Натягивание тигровой шкуры старого мифа на пульсирующую жизнью действительность всегда приводит к пагубным последствиям. Тристан убил дракона и отрезал ему язык. Тристан-Михал, гуляя в Германии по лесу, встретил гитлеровского жандарма (где? Как? Когда? Если все происходило уже после войны?), напал на него и отрезал ему язык, который потом возил заспиртованным в баночке, но затем, поддавшись уговорам Каси-Изольды, закопал его возле скамейки в Гайд-парке. Интересно, что Михала обследовали английские психоаналитики, но ничего не обнаружили. Возможно, что психоанализ в Англии находится на низком уровне. А вообще-то я протестую. Правда, немцы пустили на ветер с дымом труб крематориев шесть миллионов жизней, делали абажуры из человеческой кожи и изготовляли из людей мыло (я сам видел), но, вероятно, великой писательнице должны были объяснить, что парни, участники Варшавского восстания, не привязывали к своим ремням немецких скальпов, не носили ожерелий из клыков эсэсовцев, а также не отрезали немцам языки и не консервировали их на память в банках. Я верю Боровскому[102], что он в лагере ел человеческий мозг, но языки?… Протестую! Слишком уж этот Михал напоминает англичанина-садиста, ибо, как нас учил Цат-Мацкевич[103], англичане будто бы отличаются склонностью к садизму.

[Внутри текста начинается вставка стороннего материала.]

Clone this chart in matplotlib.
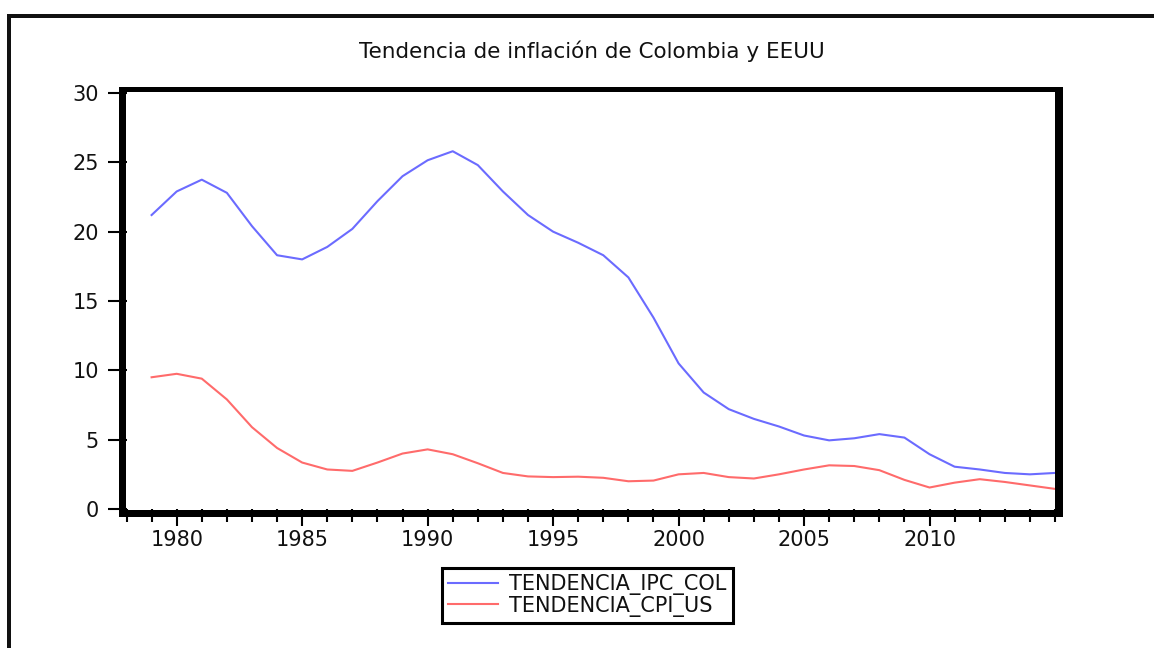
import matplotlib
matplotlib.use("Agg")
import matplotlib.pyplot as plt
from matplotlib.patches import Rectangle
from matplotlib.ticker import MultipleLocator, FixedLocator

# ---------------- data ----------------
years = list(range(1979, 2016))
tendencia_ipc_col = [21.2, 22.9, 23.75, 22.8, 20.4, 18.3, 18.0, 18.9, 20.2, 22.2,
                     24.0, 25.15, 25.8, 24.8, 22.9, 21.2, 20.0, 19.2, 18.3, 16.7,
                     13.8, 10.5, 8.4, 7.2, 6.5, 5.95, 5.3, 4.95, 5.1, 5.4,
                     5.15, 3.95, 3.05, 2.85, 2.6, 2.5, 2.6]
tendencia_cpi_us = [9.5, 9.75, 9.4, 7.9, 5.9, 4.4, 3.35, 2.85, 2.75, 3.35,
                    4.0, 4.3, 3.95, 3.3, 2.6, 2.35, 2.3, 2.33, 2.25, 2.0,
                    2.05, 2.5, 2.6, 2.3, 2.2, 2.5, 2.85, 3.15, 3.1, 2.8,
                    2.1, 1.55, 1.9, 2.15, 1.95, 1.7, 1.45]
series_labels = ["TENDENCIA_IPC_COL", "TENDENCIA_CPI_US"]
title = "Tendencia de inflación de Colombia y EEUU"
y_ticks = [0, 5, 10, 15, 20, 25, 30]
x_major = [1980, 1985, 1990, 1995, 2000, 2005, 2010]

# ---------------- layout ----------------
W, H = 1154, 648
fig = plt.figure(figsize=(W / 100, H / 100), dpi=100)
fig.patch.set_facecolor("white")

def fx(px):
    return px / W

def fy(py):
    return 1 - py / H

L, R, T, B = 126.5, 1055.0, 93.0, 509.0
ax = fig.add_axes([fx(L), fy(B), fx(R - L), (B - T) / H])

blue = "#6b6bff"
red = "#ff6b6b"
ax.plot(years, tendencia_ipc_col, color=blue, lw=1.5, label=series_labels[0],
        solid_joinstyle="round")
ax.plot(years, tendencia_cpi_us, color=red, lw=1.5, label=series_labels[1],
        solid_joinstyle="round")

ax.set_xlim(1978, 2015)
ax.set_ylim(0, 30)

for s in ax.spines.values():
    s.set_visible(False)

ax.yaxis.set_major_locator(FixedLocator(y_ticks))
ax.xaxis.set_major_locator(FixedLocator(x_major))
ax.xaxis.set_minor_locator(MultipleLocator(1))
ax.tick_params(axis="y", which="major", direction="out", length=14, width=1.5,
               pad=6, labelsize=15, color="black", labelcolor="#111111")
ax.tick_params(axis="x", which="major", direction="out", length=12.2, width=1.5,
               pad=3, labelsize=15, color="black", labelcolor="#111111")
ax.tick_params(axis="x", which="minor", direction="out", length=9.1, width=1.5,
               color="black")
ax.set_xticklabels([str(v) for v in x_major])
ax.set_yticklabels([str(v) for v in y_ticks])

# EViews-style heavy frame (drawn over ticks' inner part)
def bar(x0, y0, x1, y1, color="black"):
    fig.add_artist(Rectangle((fx(x0), fy(y1)), fx(x1 - x0), (y1 - y0) / H,
                             transform=fig.transFigure, facecolor=color,
                             edgecolor="none", zorder=5))

bar(119.3, 86.7, 125.7, 516.7)   # left
bar(119.3, 86.7, 1062.7, 92.3)   # top
bar(1055.0, 86.7, 1062.7, 516.7)  # right
bar(119.3, 510.0, 1062.7, 516.7)  # bottom

# outer page frame (top and left edges)
bar(6.7, 14.3, 1154, 18.0, color="#111111")
bar(6.7, 14.3, 11.0, 648, color="#111111")

fig.text(fx(592), fy(58), title, ha="center", va="baseline", fontsize=15.5,
         color="#111111")

leg = ax.legend(loc="center", bbox_to_anchor=(fx(587.3), fy(595.5)),
                bbox_transform=fig.transFigure, fontsize=15, frameon=True,
                fancybox=False, framealpha=1, edgecolor="black",
                handlelength=2.4, handletextpad=0.55, borderpad=0.3,
                labelspacing=0.02, borderaxespad=0)
leg.get_frame().set_linewidth(2.2)
for t in leg.get_texts():
    t.set_color("#111111")

fig.savefig("out.png", dpi=100, facecolor="white")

Как бы там ни было, но литература, как правило, не касается общих вопросов. А на передний план выступают конкретные дела. А читая этот роман, ты забываешь о шести миллионах, вылетевших с дымом труб, а в памяти остается Гордый Поляк, который перочинным ножичком отрезает немецкому жандарму язык, чтобы потом этот красный кусочек мяса отвезти в Англию в баночке со спиртом. И только добрая ирландская девица склоняет его к тому, чтобы свой «неприятный сувенир» он тактично закопал в парке. И потом мы еще удивляемся, что во всем мире нас считают дикарями и каннибалами. И все же я хожу по этой земле уже более сорока лет, пережил войну и оккупацию, видел разные сувениры, штыки и каски, законсервированные в спирте эмбрионы и теленка с двумя головами, но чтобы кто-то хранил язык жандарма или выдавленный глаз эсэсовца? А уж как только появляется такой странный поляк, так ему тут же надо ехать в Англию.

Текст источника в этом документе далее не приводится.